• **Task goal**
Which lines have the string "script"? Copy all of them from the entries below.
# # #
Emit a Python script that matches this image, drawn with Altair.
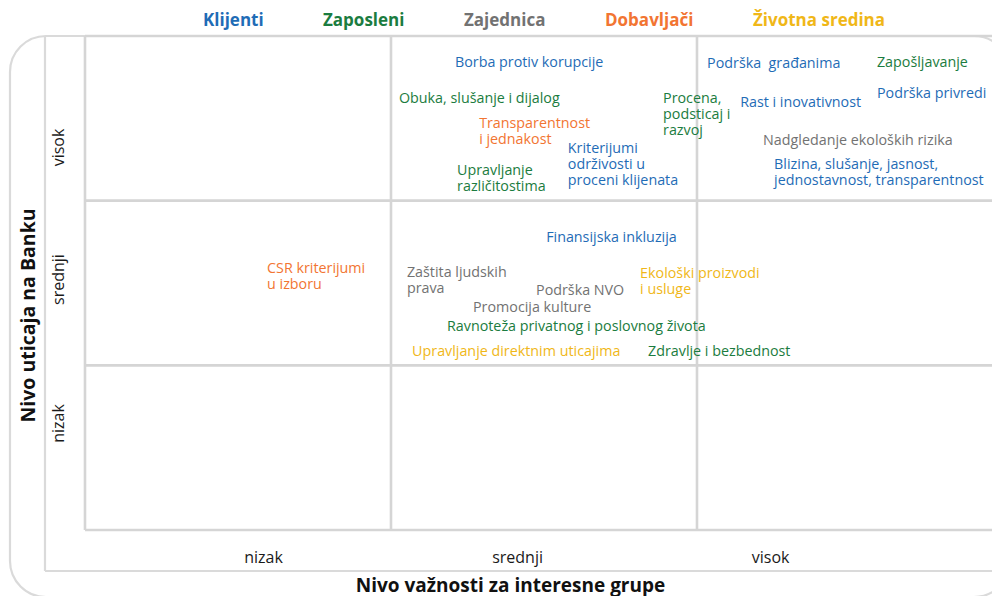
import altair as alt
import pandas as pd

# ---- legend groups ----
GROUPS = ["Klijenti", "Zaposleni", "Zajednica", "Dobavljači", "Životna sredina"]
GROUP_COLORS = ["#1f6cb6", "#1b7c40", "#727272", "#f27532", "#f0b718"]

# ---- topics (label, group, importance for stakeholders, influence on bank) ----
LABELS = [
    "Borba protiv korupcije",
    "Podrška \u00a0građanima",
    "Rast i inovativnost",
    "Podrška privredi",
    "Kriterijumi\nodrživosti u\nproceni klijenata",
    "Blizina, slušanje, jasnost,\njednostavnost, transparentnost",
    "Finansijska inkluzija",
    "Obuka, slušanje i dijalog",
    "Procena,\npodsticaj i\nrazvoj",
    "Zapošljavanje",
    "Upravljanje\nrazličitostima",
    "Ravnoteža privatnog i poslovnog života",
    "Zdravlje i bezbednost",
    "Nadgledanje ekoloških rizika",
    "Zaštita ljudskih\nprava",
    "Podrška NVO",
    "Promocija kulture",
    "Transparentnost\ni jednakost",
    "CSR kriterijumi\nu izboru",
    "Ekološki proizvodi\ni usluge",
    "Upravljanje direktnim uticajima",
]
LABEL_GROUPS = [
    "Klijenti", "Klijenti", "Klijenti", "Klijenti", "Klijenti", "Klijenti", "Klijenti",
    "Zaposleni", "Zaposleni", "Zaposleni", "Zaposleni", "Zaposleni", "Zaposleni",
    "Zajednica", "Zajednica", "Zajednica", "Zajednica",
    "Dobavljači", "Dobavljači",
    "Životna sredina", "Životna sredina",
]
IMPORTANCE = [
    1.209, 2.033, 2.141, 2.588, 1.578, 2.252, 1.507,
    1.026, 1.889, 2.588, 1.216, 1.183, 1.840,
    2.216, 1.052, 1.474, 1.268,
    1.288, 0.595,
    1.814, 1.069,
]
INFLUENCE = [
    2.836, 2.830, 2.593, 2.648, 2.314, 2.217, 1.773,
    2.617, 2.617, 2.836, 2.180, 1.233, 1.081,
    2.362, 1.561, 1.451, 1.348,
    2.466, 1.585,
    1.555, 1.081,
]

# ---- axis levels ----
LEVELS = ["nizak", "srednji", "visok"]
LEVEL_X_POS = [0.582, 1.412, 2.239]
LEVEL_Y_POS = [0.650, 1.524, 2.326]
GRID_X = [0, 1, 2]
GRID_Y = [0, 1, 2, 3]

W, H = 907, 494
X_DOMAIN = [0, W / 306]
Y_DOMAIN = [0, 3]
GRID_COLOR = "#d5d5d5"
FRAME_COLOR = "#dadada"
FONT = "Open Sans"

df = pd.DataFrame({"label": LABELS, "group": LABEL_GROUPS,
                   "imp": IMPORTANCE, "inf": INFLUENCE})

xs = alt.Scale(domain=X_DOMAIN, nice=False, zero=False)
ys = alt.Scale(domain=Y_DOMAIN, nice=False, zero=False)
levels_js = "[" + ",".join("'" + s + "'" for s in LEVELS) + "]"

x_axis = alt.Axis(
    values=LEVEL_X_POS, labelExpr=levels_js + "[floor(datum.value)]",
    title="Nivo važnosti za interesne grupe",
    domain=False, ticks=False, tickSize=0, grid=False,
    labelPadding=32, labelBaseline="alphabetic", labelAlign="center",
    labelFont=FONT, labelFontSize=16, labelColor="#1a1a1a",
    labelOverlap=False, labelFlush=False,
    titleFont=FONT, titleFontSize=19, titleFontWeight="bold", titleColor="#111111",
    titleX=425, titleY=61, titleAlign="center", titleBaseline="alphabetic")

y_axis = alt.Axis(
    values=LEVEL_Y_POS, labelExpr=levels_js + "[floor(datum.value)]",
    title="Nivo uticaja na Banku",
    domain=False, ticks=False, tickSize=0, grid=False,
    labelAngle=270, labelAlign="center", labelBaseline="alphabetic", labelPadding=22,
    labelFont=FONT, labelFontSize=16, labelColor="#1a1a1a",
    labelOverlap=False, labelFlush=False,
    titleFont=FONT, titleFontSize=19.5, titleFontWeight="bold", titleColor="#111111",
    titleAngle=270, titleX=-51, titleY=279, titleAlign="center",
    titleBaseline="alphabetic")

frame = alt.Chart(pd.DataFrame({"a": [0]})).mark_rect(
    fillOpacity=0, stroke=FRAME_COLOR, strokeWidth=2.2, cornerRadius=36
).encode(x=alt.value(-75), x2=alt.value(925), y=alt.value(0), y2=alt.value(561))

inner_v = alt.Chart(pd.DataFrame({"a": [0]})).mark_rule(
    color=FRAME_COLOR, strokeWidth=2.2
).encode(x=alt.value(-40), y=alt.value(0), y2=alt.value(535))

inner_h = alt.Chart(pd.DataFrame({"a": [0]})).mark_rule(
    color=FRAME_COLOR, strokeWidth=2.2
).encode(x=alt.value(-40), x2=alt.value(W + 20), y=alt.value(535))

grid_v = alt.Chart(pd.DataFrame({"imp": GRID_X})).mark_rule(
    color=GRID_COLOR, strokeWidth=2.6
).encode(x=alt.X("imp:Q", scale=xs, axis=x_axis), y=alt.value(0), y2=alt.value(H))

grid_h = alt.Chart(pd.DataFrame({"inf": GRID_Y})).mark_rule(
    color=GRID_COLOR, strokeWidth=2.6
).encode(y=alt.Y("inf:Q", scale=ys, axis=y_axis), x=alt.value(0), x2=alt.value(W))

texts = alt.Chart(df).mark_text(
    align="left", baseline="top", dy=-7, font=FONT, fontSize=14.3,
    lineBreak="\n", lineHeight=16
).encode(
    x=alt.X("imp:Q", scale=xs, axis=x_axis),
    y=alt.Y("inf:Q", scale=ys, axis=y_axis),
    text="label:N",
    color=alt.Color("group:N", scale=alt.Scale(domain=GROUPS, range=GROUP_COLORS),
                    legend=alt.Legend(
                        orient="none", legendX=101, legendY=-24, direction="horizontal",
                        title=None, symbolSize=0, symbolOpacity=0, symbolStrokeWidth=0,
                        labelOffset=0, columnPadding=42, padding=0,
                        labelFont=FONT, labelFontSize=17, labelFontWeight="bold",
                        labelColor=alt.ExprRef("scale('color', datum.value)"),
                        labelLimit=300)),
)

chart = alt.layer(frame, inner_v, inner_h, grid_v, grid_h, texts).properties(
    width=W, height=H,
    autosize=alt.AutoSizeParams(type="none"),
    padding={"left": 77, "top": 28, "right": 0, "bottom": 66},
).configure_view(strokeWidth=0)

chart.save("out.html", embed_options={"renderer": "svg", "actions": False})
# # #
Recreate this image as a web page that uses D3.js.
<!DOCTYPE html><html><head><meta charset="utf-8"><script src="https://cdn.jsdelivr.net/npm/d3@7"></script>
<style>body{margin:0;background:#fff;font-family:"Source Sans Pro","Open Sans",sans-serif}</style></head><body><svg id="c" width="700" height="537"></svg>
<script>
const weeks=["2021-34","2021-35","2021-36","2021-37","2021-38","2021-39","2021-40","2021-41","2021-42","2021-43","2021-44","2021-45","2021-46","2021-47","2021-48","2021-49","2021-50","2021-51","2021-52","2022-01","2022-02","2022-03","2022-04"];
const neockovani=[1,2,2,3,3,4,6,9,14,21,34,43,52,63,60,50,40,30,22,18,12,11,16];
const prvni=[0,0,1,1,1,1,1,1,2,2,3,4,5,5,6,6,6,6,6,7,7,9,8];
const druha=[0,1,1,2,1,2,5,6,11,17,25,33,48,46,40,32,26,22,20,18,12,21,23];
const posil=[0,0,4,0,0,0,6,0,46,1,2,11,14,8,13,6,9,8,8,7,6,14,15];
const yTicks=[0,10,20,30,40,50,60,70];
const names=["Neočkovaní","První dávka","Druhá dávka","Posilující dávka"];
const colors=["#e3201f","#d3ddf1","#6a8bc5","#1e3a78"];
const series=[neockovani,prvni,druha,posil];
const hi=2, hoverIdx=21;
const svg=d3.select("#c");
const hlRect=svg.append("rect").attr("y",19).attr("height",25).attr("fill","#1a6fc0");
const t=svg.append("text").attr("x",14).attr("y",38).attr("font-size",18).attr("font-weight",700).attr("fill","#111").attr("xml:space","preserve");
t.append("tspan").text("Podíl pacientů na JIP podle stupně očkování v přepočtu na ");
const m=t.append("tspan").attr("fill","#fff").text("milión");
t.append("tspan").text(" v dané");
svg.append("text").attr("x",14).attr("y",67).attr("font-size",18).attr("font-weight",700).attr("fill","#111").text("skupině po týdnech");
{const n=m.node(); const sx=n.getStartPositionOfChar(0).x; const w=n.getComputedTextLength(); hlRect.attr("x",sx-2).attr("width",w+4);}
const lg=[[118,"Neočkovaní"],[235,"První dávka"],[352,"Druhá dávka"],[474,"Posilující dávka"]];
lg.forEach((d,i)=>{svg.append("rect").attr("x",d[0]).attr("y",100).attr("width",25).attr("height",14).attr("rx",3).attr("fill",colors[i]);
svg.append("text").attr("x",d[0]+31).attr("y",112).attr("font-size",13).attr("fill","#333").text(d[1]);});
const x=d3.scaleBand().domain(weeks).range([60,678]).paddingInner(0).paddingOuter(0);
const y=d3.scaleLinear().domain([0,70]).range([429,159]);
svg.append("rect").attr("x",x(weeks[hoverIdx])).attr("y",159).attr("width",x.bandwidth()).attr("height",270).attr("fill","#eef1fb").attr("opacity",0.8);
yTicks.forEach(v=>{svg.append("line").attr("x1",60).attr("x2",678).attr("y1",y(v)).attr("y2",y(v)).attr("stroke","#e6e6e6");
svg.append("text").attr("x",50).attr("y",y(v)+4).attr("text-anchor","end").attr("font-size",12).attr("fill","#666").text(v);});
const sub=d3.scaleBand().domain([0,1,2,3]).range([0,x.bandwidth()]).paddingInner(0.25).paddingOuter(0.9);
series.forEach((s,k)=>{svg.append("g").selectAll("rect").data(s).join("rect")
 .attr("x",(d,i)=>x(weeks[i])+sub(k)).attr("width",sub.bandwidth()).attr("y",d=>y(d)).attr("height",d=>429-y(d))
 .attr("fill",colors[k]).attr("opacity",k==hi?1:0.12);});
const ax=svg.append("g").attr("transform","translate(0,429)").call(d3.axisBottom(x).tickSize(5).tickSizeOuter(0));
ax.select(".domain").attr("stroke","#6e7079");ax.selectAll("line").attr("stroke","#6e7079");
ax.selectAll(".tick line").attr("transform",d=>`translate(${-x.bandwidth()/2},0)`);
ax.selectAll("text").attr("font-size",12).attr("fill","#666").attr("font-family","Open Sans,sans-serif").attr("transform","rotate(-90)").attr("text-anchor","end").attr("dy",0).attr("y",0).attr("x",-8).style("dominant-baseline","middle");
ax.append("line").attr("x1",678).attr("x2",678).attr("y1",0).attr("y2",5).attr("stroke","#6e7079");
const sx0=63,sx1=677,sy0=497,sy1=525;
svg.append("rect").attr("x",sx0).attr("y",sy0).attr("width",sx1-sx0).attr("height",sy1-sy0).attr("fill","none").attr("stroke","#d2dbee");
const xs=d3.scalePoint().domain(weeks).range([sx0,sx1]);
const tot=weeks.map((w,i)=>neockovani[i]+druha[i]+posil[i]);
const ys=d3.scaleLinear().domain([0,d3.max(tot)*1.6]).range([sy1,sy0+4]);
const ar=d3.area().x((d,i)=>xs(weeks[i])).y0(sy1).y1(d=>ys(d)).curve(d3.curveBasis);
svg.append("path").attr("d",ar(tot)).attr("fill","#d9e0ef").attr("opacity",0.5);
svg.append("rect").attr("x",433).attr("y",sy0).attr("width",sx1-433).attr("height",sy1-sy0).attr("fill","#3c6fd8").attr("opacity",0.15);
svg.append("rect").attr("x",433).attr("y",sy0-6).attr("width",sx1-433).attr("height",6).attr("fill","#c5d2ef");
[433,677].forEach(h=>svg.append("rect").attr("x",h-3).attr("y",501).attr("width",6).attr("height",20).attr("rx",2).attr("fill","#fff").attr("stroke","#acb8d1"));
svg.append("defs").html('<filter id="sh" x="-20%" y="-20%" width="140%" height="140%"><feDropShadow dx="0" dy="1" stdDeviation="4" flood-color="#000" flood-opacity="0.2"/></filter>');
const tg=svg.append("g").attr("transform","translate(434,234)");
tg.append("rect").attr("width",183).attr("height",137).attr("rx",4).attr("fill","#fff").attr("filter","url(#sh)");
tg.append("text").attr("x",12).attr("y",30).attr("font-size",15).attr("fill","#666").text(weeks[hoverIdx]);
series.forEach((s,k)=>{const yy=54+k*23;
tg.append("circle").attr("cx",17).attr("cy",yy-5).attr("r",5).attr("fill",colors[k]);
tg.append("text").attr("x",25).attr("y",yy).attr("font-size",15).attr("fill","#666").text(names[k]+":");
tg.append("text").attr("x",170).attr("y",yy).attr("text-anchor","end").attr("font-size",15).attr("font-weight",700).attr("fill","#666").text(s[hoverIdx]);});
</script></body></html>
# # #
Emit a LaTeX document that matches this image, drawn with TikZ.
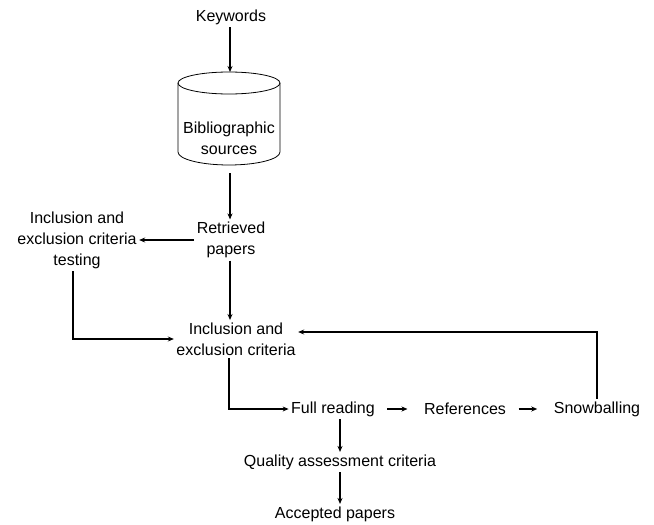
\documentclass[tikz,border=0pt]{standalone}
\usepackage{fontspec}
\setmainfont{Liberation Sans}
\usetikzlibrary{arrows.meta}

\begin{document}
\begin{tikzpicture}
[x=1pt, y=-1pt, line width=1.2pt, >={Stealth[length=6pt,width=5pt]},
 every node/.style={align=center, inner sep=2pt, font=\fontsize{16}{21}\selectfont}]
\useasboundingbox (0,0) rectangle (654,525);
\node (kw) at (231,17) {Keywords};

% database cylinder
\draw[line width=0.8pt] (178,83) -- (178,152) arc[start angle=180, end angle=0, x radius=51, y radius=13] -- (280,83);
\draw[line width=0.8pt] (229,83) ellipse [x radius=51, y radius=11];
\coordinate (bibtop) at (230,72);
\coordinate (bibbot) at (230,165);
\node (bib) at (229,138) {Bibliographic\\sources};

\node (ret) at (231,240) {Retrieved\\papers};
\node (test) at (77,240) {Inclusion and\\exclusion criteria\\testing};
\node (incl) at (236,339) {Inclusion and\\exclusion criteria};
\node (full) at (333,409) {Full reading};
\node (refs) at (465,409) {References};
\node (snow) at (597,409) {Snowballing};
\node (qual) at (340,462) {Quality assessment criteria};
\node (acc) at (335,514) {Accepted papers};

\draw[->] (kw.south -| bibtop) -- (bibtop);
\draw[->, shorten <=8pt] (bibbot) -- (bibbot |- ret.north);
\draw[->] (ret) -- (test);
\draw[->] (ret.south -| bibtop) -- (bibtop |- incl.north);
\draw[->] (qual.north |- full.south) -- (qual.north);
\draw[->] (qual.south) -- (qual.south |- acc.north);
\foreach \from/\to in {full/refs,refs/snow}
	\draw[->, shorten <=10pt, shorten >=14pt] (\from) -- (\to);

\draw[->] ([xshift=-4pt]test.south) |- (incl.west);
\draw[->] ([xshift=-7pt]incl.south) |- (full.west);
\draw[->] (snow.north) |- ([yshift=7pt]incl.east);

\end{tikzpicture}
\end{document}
# # #
• **Finished exercise**
Emit a Python script that matches this image, drawn with Altair.
<!DOCTYPE html><html><head><meta charset="utf-8"><script src="https://cdn.jsdelivr.net/npm/d3@7"></script>
<script>
</script></body></html>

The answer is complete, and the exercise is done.